Understanding standard deviation is crucial for interpreting datasets, as it provides insights into how data points relate to the overall distribution. A large standard deviation indicates that data points are widely spread out, while a small standard deviation suggests they are closely clustered around the mean. Two important concepts that help in analyzing datasets using standard deviation are the empirical rule and the range rule of thumb.
The empirical rule, also known as the 68-95-99.7 rule, applies specifically to datasets that follow a normal distribution, which is visually represented by a bell curve. This rule estimates the percentage of data that falls within certain intervals around the mean. For a normal distribution:
- Approximately 68% of the data lies within one standard deviation (σ) of the mean (μ), specifically between μ - σ and μ + σ.
- About 95% of the data falls within two standard deviations, between μ - 2σ and μ + 2σ.
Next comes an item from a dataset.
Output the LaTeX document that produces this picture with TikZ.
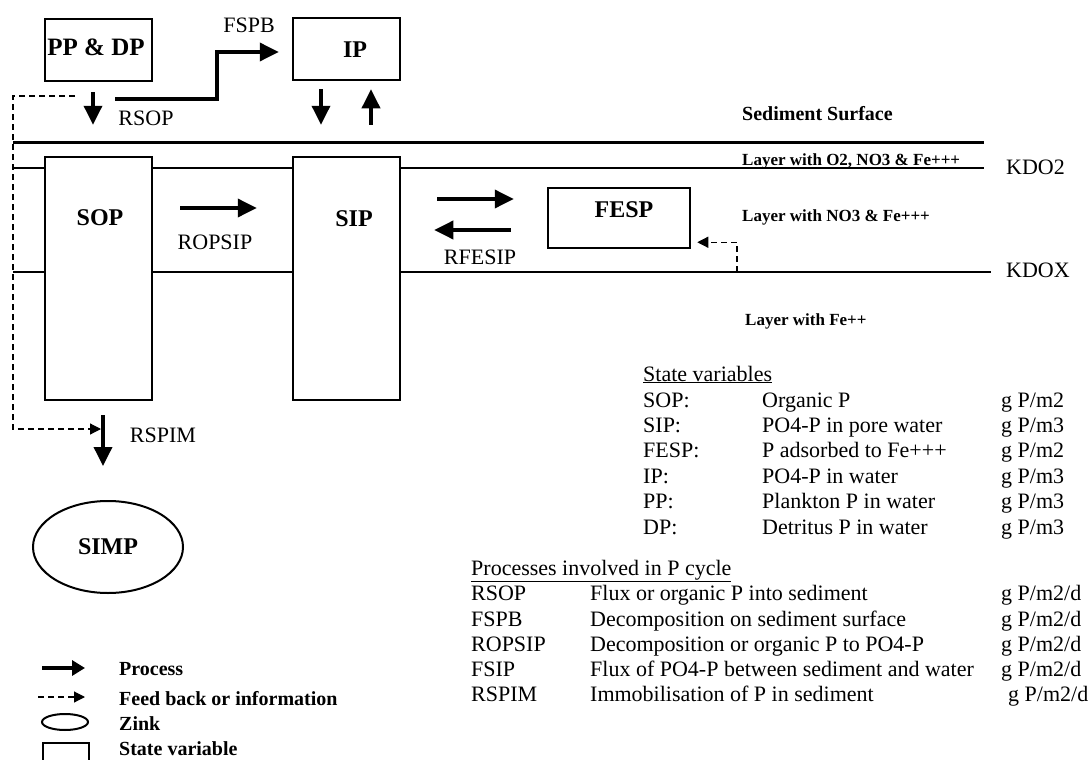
\documentclass[tikz,border=0pt]{standalone}
\usepackage{fontspec}
\setmainfont{Liberation Serif}
\usetikzlibrary{arrows.meta, positioning, calc, shapes.geometric}

\newcommand{\fsz}[1]{\fontsize{#1}{#1}\selectfont}
\newcommand{\pcrow}[5]{\makebox[#1][l]{#3}\makebox[#2][l]{#4}#5}

\begin{document}
\begin{tikzpicture}[x=1pt, y=-1pt,
    statebox/.style={draw, line width=2.5pt, fill=white, inner sep=0pt},
    boxlbl/.style={font=\bfseries\fsz{24}},
    proc/.style={-{Triangle[length=19pt,width=18pt]}, line width=3.6pt},
    fdbk/.style={-{Triangle[length=11pt,width=11pt]}, line width=1.2pt,
                 dash pattern=on 6pt off 4pt},
    arrlbl/.style={font=\fsz{22}, inner sep=0pt},
    layerlbl/.style={anchor=base west, font=\bfseries\fsz{17}, inner sep=0pt},
    tabrow/.style={anchor=base west, font=\fsz{22}, inner sep=0pt},
    legtxt/.style={anchor=base west, font=\bfseries\fsz{20}, inner sep=0pt}]
        \fill[white] (0,0) rectangle (1090,760);
        \useasboundingbox (0,0) rectangle (1090,760);
        % layer boundaries
        \draw[line width=3pt] (13,142) -- (984,142);
        \draw[line width=1.4pt] (13,168) -- (984,168);
        \draw[line width=1.4pt] (13,272) -- (991,272);
        \node[arrlbl, anchor=west] (kdo2) at (1006,167) {KDO2};
        \node[arrlbl, anchor=west] (kdox) at (1006,270) {KDOX};
        \node[layerlbl, font=\bfseries\fsz{20}] (surf) at (742,120) {Sediment Surface};
        \node[layerlbl] (lay1) at (742,165) {Layer with O2, NO3 \& Fe+++};
        \node[layerlbl] (lay2) at (742,221) {Layer with NO3 \& Fe+++};
        \node[layerlbl] (lay3) at (745,325) {Layer with Fe++};
        % state variables
        \node[statebox, minimum width=107pt, minimum height=62pt] (ppdp) at (98.5,50) {};
        \node[boxlbl, font=\bfseries\fsz{25}] (ppdplbl) at (96,47) {PP \& DP};
        \node[statebox, minimum width=107pt, minimum height=62pt] (ip) at (346.5,49) {};
        \node[boxlbl] (iplbl) at (355,50) {IP};
        \node[statebox, minimum width=107pt, minimum height=243pt] (sop) at (98.5,278.5) {};
        \node[boxlbl] (soplbl) at (100,218) {SOP};
        \node[statebox, minimum width=107pt, minimum height=243pt] (sip) at (346.5,278.5) {};
        \node[boxlbl] (siplbl) at (354,219) {SIP};
        \node[statebox, minimum width=142pt, minimum height=60pt] (fesp) at (619,218) {};
        \node[boxlbl] (fesplbl) at (624,210) {FESP};
        \node[draw, ellipse, line width=2pt, minimum width=150pt, minimum height=92pt,
              inner sep=0pt, font=\bfseries\fsz{24}] (simp) at (108,547) {SIMP};
        % RSOP and FSPB
        \draw[proc, shorten <=10pt, shorten >=31pt] ([xshift=-5.5pt]ppdp.south)
              -- ([xshift=-5.5pt]ppdp.south |- sop.north);
        \node[arrlbl] (rsoplbl) at (146,118) {RSOP};
        \coordinate (fspbstart) at (115,99);
        \draw[proc, shorten >=13pt] (fspbstart) -- (217,99) |- ([yshift=-3pt]ip.west);
        \node[arrlbl] (fspblbl) at (249,25) {FSPB};
        % exchange with the water
        \draw[proc, shorten <=8pt, shorten >=31pt] ([xshift=-25.5pt]ip.south)
              -- ([xshift=-25.5pt]ip.south |- sip.north);
        \draw[proc, shorten <=31pt, shorten >=8pt] ([xshift=24.5pt]ip.south |- sip.north)
              -- ([xshift=24.5pt]ip.south);
        % ROPSIP
        \draw[proc, shorten <=27pt, shorten >=35pt] ([yshift=70.5pt]sop.east)
              -- ([yshift=70.5pt]sop.east -| sip.west);
        \node[arrlbl] (ropsiplbl) at (215,242) {ROPSIP};
        % RFESIP
        \draw[proc, shorten <=36pt, shorten >=33pt] ([yshift=79.5pt]sip.east)
              -- ([yshift=79.5pt]sip.east -| fesp.west);
        \draw[proc, shorten <=36pt, shorten >=33pt] ([yshift=48.5pt]sip.east -| fesp.west)
              -- ([yshift=48.5pt]sip.east);
        \node[arrlbl] (rfesiplbl) at (480,257) {RFESIP};
        % feed back
        \coordinate (kdoxfb) at (737,272);
        \draw[fdbk, shorten >=6pt] (kdoxfb) |- ($(fesp.south east)+(0,-7)$);
        % RSPIM
        \draw[proc, shorten <=14pt, shorten >=34pt] ([xshift=4.5pt]sop.south)
              -- ([xshift=4.5pt]sop.south |- simp.north);
        \node[arrlbl] (rspimlbl) at (163,435) {RSPIM};
        \coordinate (fbtop) at (75,96);
        \coordinate (rspimin) at (101,429);
        \draw[fdbk] (fbtop) -- (13,96) |- (rspimin);
        % tables
        \node[tabrow] (svhead) at (643,381) {\underline{State variables}};
        \node[tabrow] (sv1) at (643,407) {\pcrow{119pt}{239pt}{SOP:}{Organic P}{g P/m2}};
        \node[tabrow] (sv2) at (643,432) {\pcrow{119pt}{239pt}{SIP:}{PO4-P in pore water}{g P/m3}};
        \node[tabrow] (sv3) at (643,457) {\pcrow{119pt}{239pt}{FESP:}{P adsorbed to Fe+++}{g P/m2}};
        \node[tabrow] (sv4) at (643,483) {\pcrow{119pt}{239pt}{IP:}{PO4-P in water}{g P/m3}};
        \node[tabrow] (sv5) at (643,508) {\pcrow{119pt}{239pt}{PP:}{Plankton P in water}{g P/m3}};
        \node[tabrow] (sv6) at (643,534) {\pcrow{119pt}{239pt}{DP:}{Detritus P in water}{g P/m3}};
        \node[tabrow] (pchead) at (471,575) {\underline{Processes involved in P cycle}};
        \node[tabrow] (pc1) at (471,600) {\pcrow{119pt}{411pt}{RSOP}{Flux or organic P into sediment}{g P/m2/d}};
        \node[tabrow] (pc2) at (471,626) {\pcrow{119pt}{411pt}{FSPB}{Decomposition on sediment surface}{g P/m2/d}};
        \node[tabrow] (pc3) at (471,651) {\pcrow{119pt}{411pt}{ROPSIP}{Decomposition or organic P to PO4-P}{g P/m2/d}};
        \node[tabrow] (pc4) at (471,676) {\pcrow{119pt}{411pt}{FSIP}{Flux of PO4-P between sediment and water}{g P/m2/d}};
        \node[tabrow] (pc5) at (471,701) {\pcrow{119pt}{418pt}{RSPIM}{Immobilisation of P in sediment}{g P/m2/d}};
        % legend
        \coordinate (lgp0) at (42,668);
        \coordinate (lgp1) at (85,668);
        \draw[proc, -{Triangle[length=13pt,width=15pt]}] (lgp0) -- (lgp1);
        \coordinate (lgf0) at (38,697);
        \coordinate (lgf1) at (85,697);
        \draw[fdbk] (lgf0) -- (lgf1);
        \node[draw, ellipse, line width=2pt, minimum width=46pt, minimum height=16pt,
              inner sep=0pt] (lgzink) at (65,722) {};
        \node[draw, line width=2pt, minimum width=46pt, minimum height=40pt,
              inner sep=0pt] (lgbox) at (66,763) {};
        \node[legtxt] (lgt1) at (119,675) {Process};
        \node[legtxt] (lgt2) at (119,705) {Feed back or information};
        \node[legtxt] (lgt3) at (119,730) {Zink};
        \node[legtxt] (lgt4) at (119,755) {State variable};
      \end{tikzpicture}
\end{document}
- Approximately 99.7% of the data is found within three standard deviations, between μ - 3σ and μ + 3σ.
For example, if the mean weight of milk bottles is 12 ounces with a standard deviation of 0.5 ounces, the interval from 10.5 ounces to 13.5 ounces represents three standard deviations from the mean. According to the empirical rule, 99.7% of the milk bottles will fall within this range, indicating that the company can confidently assert that their products meet this weight specification.
The range rule of thumb builds on the empirical rule by identifying values that are significantly different from the mean. It states that any value that lies two or more standard deviations away from the mean is considered significant. This means that values falling below μ - 2σ or above μ + 2σ are noteworthy because they are much higher or lower than expected. In the previous example, if we consider whether a weight of 11 ounces is significant, we find that it is exactly two standard deviations below the mean (12 - 0.5 - 0.5). Therefore, 11 ounces is classified as a significant value.
In summary, the empirical rule provides a framework for understanding the distribution of data in a normal dataset, while the range rule of thumb helps identify outliers that may warrant further investigation. Together, these tools enhance our ability to analyze and interpret data effectively.